▶ [EXERCISE PROMPT]:
Only the lines from the one containing "Recreate this image" down to the one containing "from matplotlib import font_manager", inclusive, are to be quoted exactly.

▶ [RECORDS PROVIDED]:

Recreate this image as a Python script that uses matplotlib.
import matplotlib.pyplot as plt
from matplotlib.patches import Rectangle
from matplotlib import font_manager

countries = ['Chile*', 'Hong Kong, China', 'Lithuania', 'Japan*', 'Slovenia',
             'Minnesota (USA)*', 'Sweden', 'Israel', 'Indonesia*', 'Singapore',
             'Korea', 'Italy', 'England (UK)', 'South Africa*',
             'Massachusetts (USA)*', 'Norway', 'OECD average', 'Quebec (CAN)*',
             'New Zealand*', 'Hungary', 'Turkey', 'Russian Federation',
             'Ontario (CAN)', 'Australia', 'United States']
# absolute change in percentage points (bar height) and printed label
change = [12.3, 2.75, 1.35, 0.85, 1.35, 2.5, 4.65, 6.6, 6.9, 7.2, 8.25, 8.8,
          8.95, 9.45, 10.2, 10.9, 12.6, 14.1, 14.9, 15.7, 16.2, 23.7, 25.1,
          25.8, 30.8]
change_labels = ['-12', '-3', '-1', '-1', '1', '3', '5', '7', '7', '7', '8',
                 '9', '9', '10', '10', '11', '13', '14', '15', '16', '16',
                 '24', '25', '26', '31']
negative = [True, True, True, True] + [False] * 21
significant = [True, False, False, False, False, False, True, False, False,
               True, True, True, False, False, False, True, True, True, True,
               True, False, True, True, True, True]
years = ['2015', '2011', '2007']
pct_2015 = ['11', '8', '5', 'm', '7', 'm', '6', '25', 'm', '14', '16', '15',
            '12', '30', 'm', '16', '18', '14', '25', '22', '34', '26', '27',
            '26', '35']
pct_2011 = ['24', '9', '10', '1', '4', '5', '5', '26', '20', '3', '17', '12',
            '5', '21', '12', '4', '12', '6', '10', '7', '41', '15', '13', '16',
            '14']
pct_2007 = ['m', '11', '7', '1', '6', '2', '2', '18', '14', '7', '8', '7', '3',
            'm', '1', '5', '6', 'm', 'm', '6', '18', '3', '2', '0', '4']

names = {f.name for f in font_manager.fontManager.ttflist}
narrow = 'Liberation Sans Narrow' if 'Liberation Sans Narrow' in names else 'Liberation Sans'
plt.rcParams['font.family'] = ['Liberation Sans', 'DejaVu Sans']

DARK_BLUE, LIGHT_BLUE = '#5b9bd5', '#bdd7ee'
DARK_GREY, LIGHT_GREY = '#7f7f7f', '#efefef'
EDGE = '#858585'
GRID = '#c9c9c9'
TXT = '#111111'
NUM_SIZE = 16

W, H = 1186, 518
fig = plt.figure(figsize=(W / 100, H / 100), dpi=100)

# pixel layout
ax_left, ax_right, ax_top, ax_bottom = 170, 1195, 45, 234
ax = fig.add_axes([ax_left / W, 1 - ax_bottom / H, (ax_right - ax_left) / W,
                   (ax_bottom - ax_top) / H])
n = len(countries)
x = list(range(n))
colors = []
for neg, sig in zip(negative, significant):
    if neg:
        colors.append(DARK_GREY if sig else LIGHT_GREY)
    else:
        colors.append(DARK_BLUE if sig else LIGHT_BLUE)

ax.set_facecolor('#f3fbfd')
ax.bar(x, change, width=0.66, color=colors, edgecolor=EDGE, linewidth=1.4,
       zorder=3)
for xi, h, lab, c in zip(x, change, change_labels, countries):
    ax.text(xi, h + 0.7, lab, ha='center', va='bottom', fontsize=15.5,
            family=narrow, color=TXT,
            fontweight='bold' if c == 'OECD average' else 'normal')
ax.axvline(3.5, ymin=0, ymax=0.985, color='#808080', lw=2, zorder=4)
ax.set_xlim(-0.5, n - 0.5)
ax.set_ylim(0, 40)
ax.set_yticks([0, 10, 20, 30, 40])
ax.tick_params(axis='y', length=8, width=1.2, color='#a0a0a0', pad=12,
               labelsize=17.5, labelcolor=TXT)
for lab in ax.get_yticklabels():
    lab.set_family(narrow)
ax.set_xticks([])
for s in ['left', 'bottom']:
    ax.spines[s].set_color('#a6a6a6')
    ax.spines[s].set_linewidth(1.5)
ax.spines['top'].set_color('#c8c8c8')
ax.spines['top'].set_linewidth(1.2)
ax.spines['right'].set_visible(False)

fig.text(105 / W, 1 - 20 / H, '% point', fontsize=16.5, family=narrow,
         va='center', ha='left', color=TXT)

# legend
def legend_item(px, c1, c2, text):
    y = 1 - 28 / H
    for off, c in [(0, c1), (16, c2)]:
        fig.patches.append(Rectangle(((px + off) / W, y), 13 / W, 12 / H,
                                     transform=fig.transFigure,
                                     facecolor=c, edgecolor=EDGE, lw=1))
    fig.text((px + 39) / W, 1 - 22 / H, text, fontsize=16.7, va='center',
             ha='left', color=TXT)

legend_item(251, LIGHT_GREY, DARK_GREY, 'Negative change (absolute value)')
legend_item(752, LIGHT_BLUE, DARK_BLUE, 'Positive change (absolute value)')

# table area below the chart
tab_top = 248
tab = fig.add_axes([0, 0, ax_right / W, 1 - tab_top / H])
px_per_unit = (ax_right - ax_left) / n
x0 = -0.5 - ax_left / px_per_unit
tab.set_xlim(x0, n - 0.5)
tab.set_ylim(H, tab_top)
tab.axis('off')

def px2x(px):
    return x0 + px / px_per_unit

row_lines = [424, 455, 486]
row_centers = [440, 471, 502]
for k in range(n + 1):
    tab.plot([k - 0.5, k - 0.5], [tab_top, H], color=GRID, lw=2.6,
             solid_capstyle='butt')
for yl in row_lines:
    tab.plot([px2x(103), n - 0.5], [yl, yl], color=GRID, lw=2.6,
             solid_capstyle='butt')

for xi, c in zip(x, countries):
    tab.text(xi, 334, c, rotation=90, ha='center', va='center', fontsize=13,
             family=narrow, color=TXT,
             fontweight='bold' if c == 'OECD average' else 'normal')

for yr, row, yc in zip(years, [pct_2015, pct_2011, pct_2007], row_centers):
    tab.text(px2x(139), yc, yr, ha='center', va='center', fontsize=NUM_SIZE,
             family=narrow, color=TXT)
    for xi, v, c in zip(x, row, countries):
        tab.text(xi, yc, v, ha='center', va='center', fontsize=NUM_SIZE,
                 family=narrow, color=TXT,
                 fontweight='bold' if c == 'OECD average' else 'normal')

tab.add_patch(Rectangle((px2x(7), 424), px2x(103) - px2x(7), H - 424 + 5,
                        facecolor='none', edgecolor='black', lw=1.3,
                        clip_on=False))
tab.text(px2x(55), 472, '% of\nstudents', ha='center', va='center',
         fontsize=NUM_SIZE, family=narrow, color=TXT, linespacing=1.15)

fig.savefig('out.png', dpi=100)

---

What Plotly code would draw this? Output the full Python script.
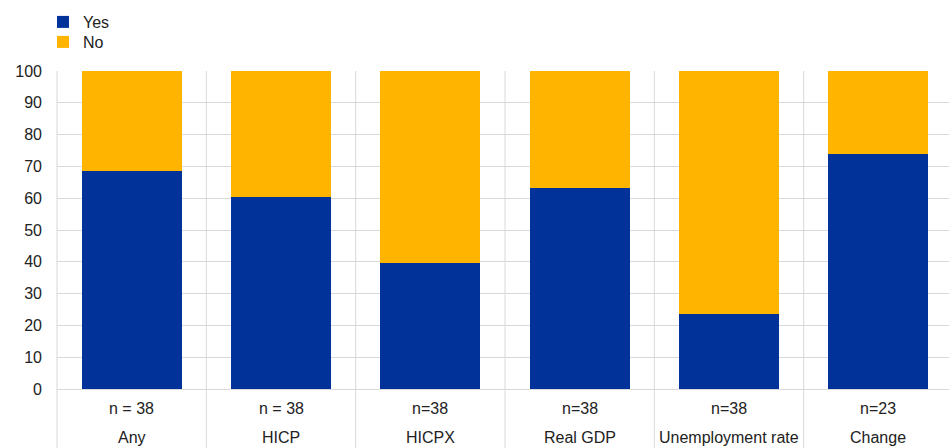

▶ [FINAL RESULT]:
Recreate this image as a Python script that uses matplotlib.
import matplotlib.pyplot as plt
from matplotlib.patches import Rectangle
from matplotlib import font_manager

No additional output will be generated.